15.11.13

Em terra de cegos, quem tem olho...

In http://www.poesias.omelhordaweb.com.br/img_poesias/58855_gr.jpg
...“é rei”, certifica o povo, de quem se diz ser sábio. A monarquia fez as pazes com a democracia.
(Eu sei que há monarquias que sobrevivem à democracia; mas uma monarquia, com o beneplácito divino da sucessão dinástica, é um travão à democracia quando ela quadra com a vontade popular maioritária.)
Às explicações: com a vulgarização do espaço público virtual, qualquer um se torna comentador (ou, na maior parte dos casos, comentarista). E como a cada um é dada uma presciência que o coloca num patamar elevado de onde vigia os comuns dos mortais que contraíram matrimónio com a indigência intelectual, acha-se dono de um singular olho que, contudo, aprecia mais do que o lupanar onde vegetam os cegos.
Impressionam-me os comentaristas cheios de certezas categóricas. Aqueles que vêm, mesmo debaixo do seu nariz, o que a muito poucos é dado a entender.
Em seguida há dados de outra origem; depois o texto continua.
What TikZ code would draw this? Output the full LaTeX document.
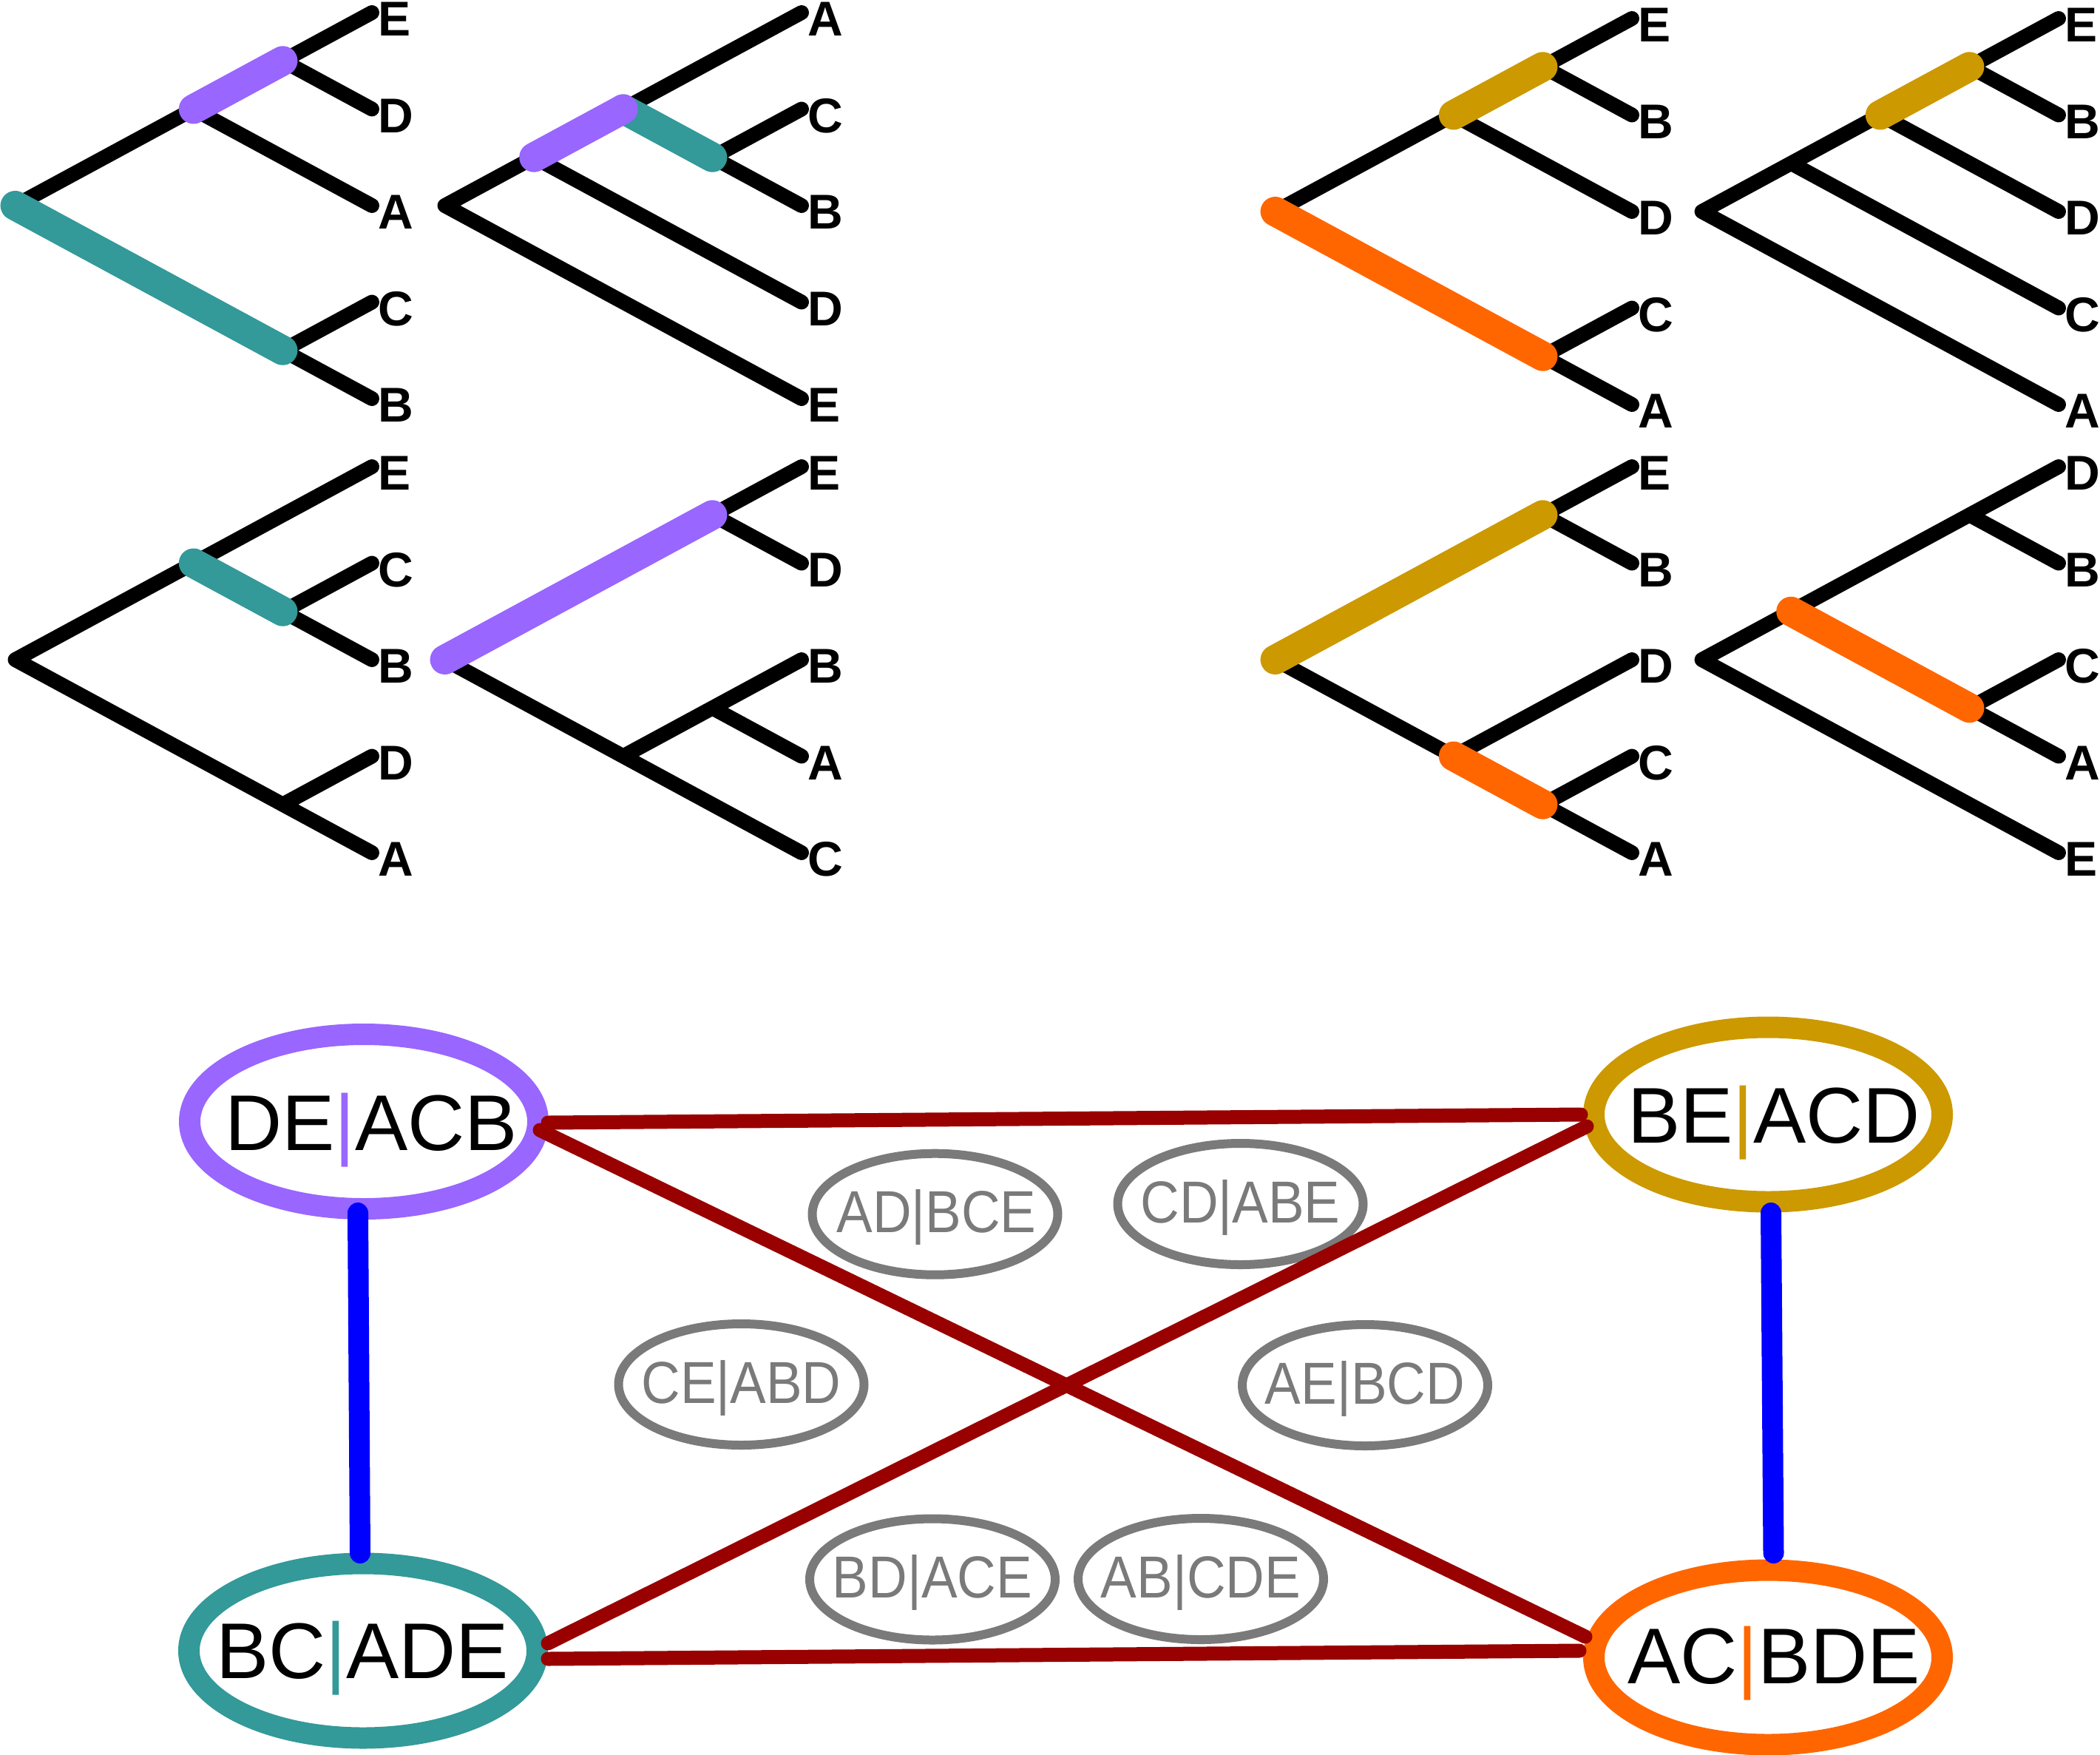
\documentclass[tikz,border=0pt]{standalone}
\usepackage{fontspec}
\setmainfont{Liberation Sans}
\newfontfamily\grayfont[FakeStretch=0.91]{Liberation Sans}
\usetikzlibrary{shapes.geometric}
\definecolor{cpurple}{HTML}{9966FF}
\definecolor{cteal}{HTML}{339999}
\definecolor{cgold}{HTML}{CC9900}
\definecolor{corange}{HTML}{FF6600}
\definecolor{cred}{HTML}{990000}
\definecolor{cblue}{HTML}{0000FF}
\definecolor{cgray}{HTML}{7A7A7A}
\newcommand\treeleaf[4]{\coordinate (#1) at (#2,#3); \node[leaflab] (#1l) at (#2+8,#3+9) {#4};}
\tikzset{
  branch/.style={line width=2.0mm, line cap=round, line join=round, black},
  hl/.style={line width=4.0mm, line cap=round},
  leaflab/.style={anchor=west, inner sep=0pt, font=\bfseries\fontsize{18.8pt}{18.8pt}\selectfont},
  bigell/.style={ellipse, draw, fill=white, line width=2.9mm, minimum width=47.1mm, minimum height=23.6mm, inner sep=0pt, outer sep=0pt},
  smallell/.style={ellipse, draw=cgray, line width=1.2mm, minimum width=33.2mm, minimum height=16.4mm, inner sep=0pt, outer sep=0pt},
  bigtxt/.style={anchor=base, inner sep=0pt, font=\fontsize{30.4pt}{30.4pt}\selectfont},
  smalltxt/.style={anchor=base, inner sep=0pt, text=cgray, font=\grayfont\fontsize{22.8pt}{22.8pt}\selectfont},
  redline/.style={cred, line width=1.9mm, line cap=round},
  blueline/.style={cblue, line width=2.8mm, line cap=round}
}
\begin{document}
\begin{tikzpicture}[x=0.1mm, y=-0.1mm]
\useasboundingbox (0,0) rectangle (2840,2373);
% ---------- Tree 1
\treeleaf{a1}{503}{17}{E}
\treeleaf{a2}{503}{147.5}{D}
\treeleaf{a3}{503}{278}{A}
\treeleaf{a4}{503}{408.5}{C}
\treeleaf{a5}{503}{539}{B}
\coordinate (aED) at (382.4,82.25);
\coordinate (aEDA) at (261.8,147.5);
\coordinate (aCB) at (382.4,473.75);
\coordinate (aR) at (20.6,278);
\draw[branch] (aR)--(aEDA)--(aED)--(a1) (aED)--(a2) (aEDA)--(a3) (aR)--(aCB)--(a5) (aCB)--(a4);
\draw[hl,cpurple] (aEDA)--(aED);
\draw[hl,cteal] (aR)--(aCB);
% ---------- Tree 2
\treeleaf{b1}{1084}{17}{A}
\treeleaf{b2}{1084}{147.5}{C}
\treeleaf{b3}{1084}{278}{B}
\treeleaf{b4}{1084}{408.5}{D}
\treeleaf{b5}{1084}{539}{E}
\coordinate (bCB) at (963.4,212.75);
\coordinate (bACB) at (842.8,147.5);
\coordinate (bACBD) at (722.2,212.75);
\coordinate (bR) at (601.6,278);
\draw[branch] (bR)--(bACBD)--(bACB)--(b1) (bACB)--(bCB)--(b3) (bCB)--(b2) (bACBD)--(b4) (bR)--(b5);
\draw[hl,cteal] (bACB)--(bCB);
\draw[hl,cpurple] (bACBD)--(bACB);
% ---------- Tree 3
\treeleaf{c1}{503}{631}{E}
\treeleaf{c2}{503}{761.5}{C}
\treeleaf{c3}{503}{892}{B}
\treeleaf{c4}{503}{1022.5}{D}
\treeleaf{c5}{503}{1153}{A}
\coordinate (cCB) at (382.4,826.75);
\coordinate (cECB) at (261.8,761.5);
\coordinate (cDA) at (382.4,1087.75);
\coordinate (cR) at (20.6,892);
\draw[branch] (cR)--(cECB)--(c1) (cECB)--(cCB)--(c3) (cCB)--(c2) (cR)--(cDA)--(c5) (cDA)--(c4);
\draw[hl,cteal] (cECB)--(cCB);
% ---------- Tree 4
\treeleaf{d1}{1084}{631}{E}
\treeleaf{d2}{1084}{761.5}{D}
\treeleaf{d3}{1084}{892}{B}
\treeleaf{d4}{1084}{1022.5}{A}
\treeleaf{d5}{1084}{1153}{C}
\coordinate (dED) at (963.4,696.25);
\coordinate (dBA) at (963.4,957.25);
\coordinate (dBAC) at (842.8,1022.5);
\coordinate (dR) at (601.6,892);
\draw[branch] (dR)--(dED)--(d1) (dED)--(d2) (dR)--(dBAC)--(d5) (dBAC)--(dBA)--(d3) (dBA)--(d4);
\draw[hl,cpurple] (dR)--(dED);
% ---------- Tree 5
\treeleaf{e1}{2207}{25}{E}
\treeleaf{e2}{2207}{155.5}{B}
\treeleaf{e3}{2207}{286}{D}
\treeleaf{e4}{2207}{416.5}{C}
\treeleaf{e5}{2207}{547}{A}
\coordinate (eEB) at (2086.4,90.25);
\coordinate (eEBD) at (1965.8,155.5);
\coordinate (eCA) at (2086.4,481.75);
\coordinate (eR) at (1724.6,286);
\draw[branch] (eR)--(eEBD)--(eEB)--(e1) (eEB)--(e2) (eEBD)--(e3) (eR)--(eCA)--(e5) (eCA)--(e4);
\draw[hl,cgold] (eEBD)--(eEB);
\draw[hl,corange] (eR)--(eCA);
% ---------- Tree 6
\treeleaf{f1}{2784}{25}{E}
\treeleaf{f2}{2784}{155.5}{B}
\treeleaf{f3}{2784}{286}{D}
\treeleaf{f4}{2784}{416.5}{C}
\treeleaf{f5}{2784}{547}{A}
\coordinate (fEB) at (2663.4,90.25);
\coordinate (fEBD) at (2542.8,155.5);
\coordinate (fEBDC) at (2422.2,220.75);
\coordinate (fR) at (2301.6,286);
\draw[branch] (fR)--(fEBDC)--(fEBD)--(fEB)--(f1) (fEB)--(f2) (fEBD)--(f3) (fEBDC)--(f4) (fR)--(f5);
\draw[hl,cgold] (fEBD)--(fEB);
% ---------- Tree 7
\treeleaf{g1}{2207}{631}{E}
\treeleaf{g2}{2207}{761.5}{B}
\treeleaf{g3}{2207}{892}{D}
\treeleaf{g4}{2207}{1022.5}{C}
\treeleaf{g5}{2207}{1153}{A}
\coordinate (gEB) at (2086.4,696.25);
\coordinate (gCA) at (2086.4,1087.75);
\coordinate (gDCA) at (1965.8,1022.5);
\coordinate (gR) at (1724.6,892);
\draw[branch] (gR)--(gEB)--(g1) (gEB)--(g2) (gR)--(gDCA)--(gCA)--(g5) (gDCA)--(g3) (gCA)--(g4);
\draw[hl,cgold] (gR)--(gEB);
\draw[hl,corange] (gDCA)--(gCA);
% ---------- Tree 8
\treeleaf{h1}{2784}{631}{D}
\treeleaf{h2}{2784}{761.5}{B}
\treeleaf{h3}{2784}{892}{C}
\treeleaf{h4}{2784}{1022.5}{A}
\treeleaf{h5}{2784}{1153}{E}
\coordinate (hDB) at (2663.4,696.25);
\coordinate (hCA) at (2663.4,957.25);
\coordinate (hDBCA) at (2422.2,826.75);
\coordinate (hR) at (2301.6,892);
\draw[branch] (hR)--(hDBCA)--(hDB)--(h1) (hDB)--(h2) (hDBCA)--(hCA)--(h4) (hCA)--(h3) (hR)--(h5);
\draw[hl,corange] (hDBCA)--(hCA);
% ---------- gray splits
\node[smallell] (s1) at (1264.5,1641.7) {};
\node[smallell] (s2) at (1677.5,1628) {};
\node[smallell] (s3) at (1002.5,1872) {};
\node[smallell] (s4) at (1846,1873) {};
\node[smallell] (s5) at (1261,2135.5) {};
\node[smallell] (s6) at (1624,2135) {};
\node[smalltxt] (s1t) at ([shift={(2,25)}]s1.center) {AD|BCE};
\node[smalltxt] (s2t) at ([shift={(0,25)}]s2.center) {CD|ABE};
\node[smalltxt] (s3t) at ([shift={(0,25)}]s3.center) {CE|ABD};
\node[smalltxt] (s4t) at ([shift={(0,25)}]s4.center) {AE|BCD};
\node[smalltxt] (s5t) at ([shift={(0,25)}]s5.center) {BD|ACE};
\node[smalltxt] (s6t) at ([shift={(0,25)}]s6.center) {AB|CDE};
% ---------- main splits
\node[bigell, draw=cpurple] (de) at (492,1516.5) {};
\node[bigell, draw=cgold] (be) at (2391,1507) {};
\node[bigell, draw=cteal] (bc) at (491,2232) {};
\node[bigell, draw=corange] (ac) at (2391,2241) {};
\node[bigtxt] (det) at ([shift={(10,38.5)}]de.center) {DE\textcolor{cpurple}{|}ACB};
\node[bigtxt] (bet) at ([shift={(8,38.5)}]be.center) {BE\textcolor{cgold}{|}ACD};
\node[bigtxt] (bct) at ([shift={(-1,37)}]bc.center) {BC\textcolor{cteal}{|}ADE};
\node[bigtxt] (act) at ([shift={(8,35)}]ac.center) {AC\textcolor{corange}{|}BDE};
% ---------- connectors
\draw[redline] ([shift={(249,1.5)}]de.center) -- ([shift={(-253,0)}]be.center);
\draw[redline] ([shift={(238,11.5)}]de.center) -- ([shift={(-247,-28)}]ac.center);
\draw[redline] ([shift={(-245,16)}]be.center) -- ([shift={(250,-10)}]bc.center);
\draw[redline] ([shift={(250,11)}]bc.center) -- ([shift={(-255,-9)}]ac.center);
\draw[blueline] ([shift={(-8,123.5)}]de.center) -- ([shift={(-4,-132)}]bc.center);
\draw[blueline] ([shift={(4,133)}]be.center) -- ([shift={(7.5,-141)}]ac.center);
\end{tikzpicture}
\end{document}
São tutores da moral, tentando impedir que ela se despedace como sinal dos tempos de decadência. Eles bem alumiam a centelha por onde devemos fazer o caminho. Mas os cegos estão adormecidos na sua cegueira. Não se importunam com as coisas graves da governação, nem quando são torturados como sucede com estes tempos decadentes. Em chegando eleições, a grande maioria dos néscios continua a desvalorizar as palavras avisadas dos sábios, teimando em renovar os votos nos que deviam ser acusados de governação danosa. Podem estar desgostosos com o matrimónio que contraíram com os indigentes. Na dúvida, preferem renovar os votos que perpetuam os indigentes. Os lúcidos, do alto da sua visão acutilante, servida por uma sabedoria inacessível ao comum dos mortais, denunciam os atropelos inadmissíveis e protestam contra a incompetência genética. Ainda não entenderam que o povo soberano é da mesma linhagem.
Os possuidores de olho judicioso andam a pregar no deserto? À falta de uma oligarquia de prescientes – que seria uma oligarquia abundante, a crer no exército numeroso de gente sábia que discorre comentário sobredotado –, sobra a resignação. Têm de admitir que não conseguem ser notáveis educadores da cidadania. A indigência dos cegos não se dobra a não ser com meia dúzia de gerações em sucessivo passar do tempo. Ou podem emigrar para terras distantes, onde tudo seja perfeito. Hipótese que teria, na minha modesta maneira de ver, a vantagem de nos livrarmos de sacerdotes que eructam uma cansativa superioridade moral.
Os moralistas desatam suspeição: tenho-os na má conta de patrulharem a moral dos outros porque não devem suportar a sua própria imoralidade.